If you look in your JDK directory, you'll find the source to the java(1) launcher. You'll only find the source to the version for the operating system you're on, though: Sun's habit of _md files for machine-dependent code means you can't compile it on any supported OS. Moreover, they don't include all the necessary source files (though Google's cache has the missing ones). Another potential problem on the horizon is that the JDK6.0 drops don't seem to include the files. I don't know whether this is an oversight or indicative of an intention to remove them from the distribution.

Worse still, I don't really know what we're allowed to do with the example launcher source.
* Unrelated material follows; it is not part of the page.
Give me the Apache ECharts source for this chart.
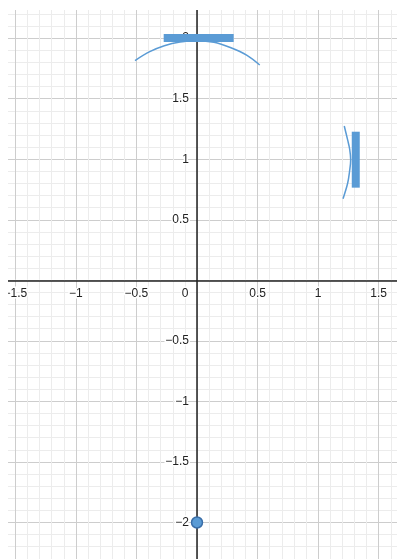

It's nice that most of the intelligence is in the shared object/DLL, but there's still a fair bit of code in the launcher, in particular the code that locates the shared object/DLL.

But if you've got some JNI to port to Win32 and it looks like the only sensible way to do it is to use cygwin, then we think this is your only choice. Feel free to use the source to a Win32 cygwin Java launcher that's now in salma-hayek.

Terminator now works on Win32, and you can ssh(1) to a Unix machine, run vim(1), and everything works right when you resize the window. Quite a testament to cygwin, I think. And to Martin's stubbornness.